Fear has always and will always be a part of my life. I have been taught though by ‘going against the grain” what seem so very unnatural to me. I can think of so many instances of fear going way back to when I was a kid. I have mentioned before in what I have written that I was afraid of people, places and things. And, most of the people I knew thought I was just that shy little “tom’ boy. I was, but come to find out way later in my life I was afraid…

Let me give a couple specific examples.  I was a good athlete, could play just about any sport. My most favorite sport was baseball, later softball. I was a natural. I played times with my brothers when they played little league and they needed extra players. I also grew up across from a playground. We had pick up games all the time. Baseball, softball, basketball, kick ball, you name it we played it. This part of my life I was the most content and comfortable. As long as I was playing I was fine. I knew that if I played well and performed well I would never have to say anything, except may be the occasional “I got it or mine” when a ball came to me. Loved it! As I got older and went to school, oh my. Now I had to be social and talk, had to do book reports (oral), group projects and how I ever made select chorus in high school is a mystery to me. We had to audition. Yikes! Guess I had the ability to fight through fear back then too.

I remember one incident in first grade. I got caught talking to the kid sitting at the desk next to me. I got made an example of and was put in the corner. I was embarrassed and oh my goodness what will happen when my parents found out. Well they never did…teacher never told them and I certainly didn’t. From that point on, I never talked in class or too many other places for that matter. Only if asked a question, hopefully I knew the answer. Because if I didn’t, what would people think. A thought just crossed my mind – people who didn’t know me back then will never believe I was ever like that. But I was!

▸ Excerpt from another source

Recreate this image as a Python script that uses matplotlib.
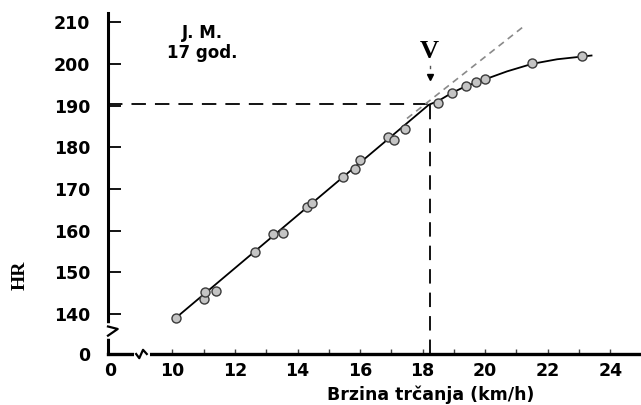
import numpy as np
import matplotlib.pyplot as plt

# measured points (speed km/h, heart rate)
speed = [10.1, 11.0, 11.05, 11.4, 12.65, 13.2, 13.55, 14.3, 14.45, 15.45,
         15.85, 16.0, 16.9, 17.1, 17.45, 18.5, 18.95, 19.4, 19.7, 20.0,
         21.5, 23.1]
hr = [139.0, 143.5, 145.3, 145.5, 154.9, 159.2, 159.4, 165.7, 166.6, 172.9,
      174.8, 176.9, 182.4, 181.7, 184.4, 190.6, 193.0, 194.7, 195.6, 196.3,
      200.2, 201.9]

# drawn curve through the points
curve_x = [10.1, 18.2, 18.5, 18.95, 19.4, 20.0, 20.7, 21.5, 22.3, 23.4]
curve_y = [139.0, 190.2, 191.1, 193.1, 194.7, 196.3, 198.2, 200.0, 201.1, 202.0]

# extrapolated linear part (grey dashed)
ext_x = [17.5, 21.2]
ext_y = [186.9, 208.8]

# deflection point
v_speed = 18.25
v_hr = 190.4

x_zero = 8.0      # where the "0" of the broken x axis sits
y_zero = 130.4    # where the "0" of the broken y axis sits
x_ticks = [10, 12, 14, 16, 18, 20, 22, 24]
y_ticks = [140, 150, 160, 170, 180, 190, 200, 210]

fig = plt.figure(figsize=(6.41, 4.05), dpi=100)
ax = fig.add_axes([108 / 641, 51 / 405, 532 / 641, 341 / 405])
ax.set_xlim(7.94, 24.95)
ax.set_ylim(y_zero, 212.2)

for s in ['top', 'right']:
    ax.spines[s].set_visible(False)
ax.spines['left'].set_linewidth(2.2)
ax.spines['bottom'].set_linewidth(2.4)

# dashed guide lines
ax.plot([7.94, v_speed], [v_hr, v_hr], color='black', lw=1.3, dashes=(8, 5))
ax.plot([v_speed, v_speed], [y_zero, v_hr], color='black', lw=1.3, dashes=(8, 5))
ax.plot(ext_x, ext_y, color='#8a8a8a', lw=1.2, dashes=(4, 3))

ax.plot(curve_x, curve_y, color='black', lw=1.3, zorder=3)
ax.plot(speed, hr, 'o', ms=6.5, mfc='#c4c4c4', mec='#3a3a3a', mew=1.0, zorder=4)

# arrow marking V
ax.plot([v_speed], [196.9], marker='v', ms=5, color='black')
ax.plot([v_speed, v_speed], [199.0, 199.6], color='#555555', lw=1)
ax.text(v_speed - 0.05, 203.0, 'V', ha='center', va='center', fontsize=19,
        fontweight='bold', family='Liberation Serif')

ax.text(10.96, 204.9, 'J. M.\n17 god.', ha='center', va='center',
        fontsize=12, fontweight='bold', linespacing=1.15)

# ticks
ax.set_yticks([y_zero] + y_ticks)
ax.set_yticklabels(['0'] + [str(t) for t in y_ticks])
ax.set_xticks([x_zero] + x_ticks)
ax.set_xticklabels(['0'] + [str(t) for t in x_ticks])
ax.set_xticks(np.arange(10, 25, 1), minor=True)
ax.tick_params(axis='y', direction='in', length=9, width=1.3, pad=13,
               labelsize=12.5)
ax.tick_params(axis='x', which='both', direction='in', length=3.5,
               width=1.0, pad=6, labelsize=12.5, color='#444444')
ax.yaxis.get_major_ticks()[0].tick1line.set_visible(False)
ax.xaxis.get_major_ticks()[0].tick1line.set_visible(False)
for lab in ax.get_xticklabels() + ax.get_yticklabels():
    lab.set_fontweight('bold')

ax.set_xlabel('Brzina trčanja (km/h)', fontsize=12.5, fontweight='bold')
ax.xaxis.label.set_va('center')
ax.xaxis.set_label_coords(0.606, -0.12)
ax.set_ylabel('HR', fontsize=14, fontweight='bold', family='Liberation Serif')
ax.yaxis.label.set_va('center')
ax.yaxis.set_label_coords(-0.165, 0.23)

# axis breaks
ax.plot([7.94, 7.94], [134.8, 137.0], color='white', lw=4, clip_on=False, zorder=5)
ax.plot([7.94, 8.25, 7.94], [137.0, 136.4, 134.8], color='black', lw=1.6,
        clip_on=False, zorder=6, solid_joinstyle='round')
ax.plot([8.86, 9.16], [y_zero, y_zero], color='white', lw=5, clip_on=False, zorder=5)
ax.plot([8.84, 8.94, 9.06, 9.18], [y_zero, y_zero - 1.0, y_zero + 1.0, y_zero],
        color='black', lw=1.6, clip_on=False, zorder=6)

fig.savefig('out.png', dpi=100)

I am a creature of habit. I like routine. It was very hard if I had to do something different and get out of myself. Change….I hated the word. As I got older it was getting worse. Now I had to go out on my own, how was I going to do that? Did it, again, not sure how. But I went to college, joined the Army, got married, had children, went to their school functions….all these things I did and I have no idea how I accomplished any of it. today I do know, I was never alone.

As time went on, like I said my fears grew proportionately to what was expected of me as a wife, mother, daughter, daughter-in-law, sister, sister-in-law, parent, friend and on and on. Of course these expectations weren’t coming from anyone except my fear telling me that I had to be all those things or people wouldn’t like or respect me. What the heck was happening to me…

2 thoughts on “Fear of Change…part 1

  1. Very interesting and insightful piece. I think we can all relate to a certain extent that the fear of change, or rather fear of the unknown can hold us back and when we have a bad experience, such as your example of being called out in class we convince ourselves not to change.

    I like how you’ve highlighted that it is actually through all of your discomfort and fears that you have grown, rather than by staying the same and accepting things as they are.

    An inspiring piece and I am looking forward to reading part 2 🙂

    Liked by 1 person

    1. Thank you. I write what happened to me. That way I know I am being honest and sincere. I am not a writer so sometimes I feel like the continuity of my story is askew. However, that is me and I do believe for me it is hard to stay on one subject but I am trying…thank you for reading my story and blog.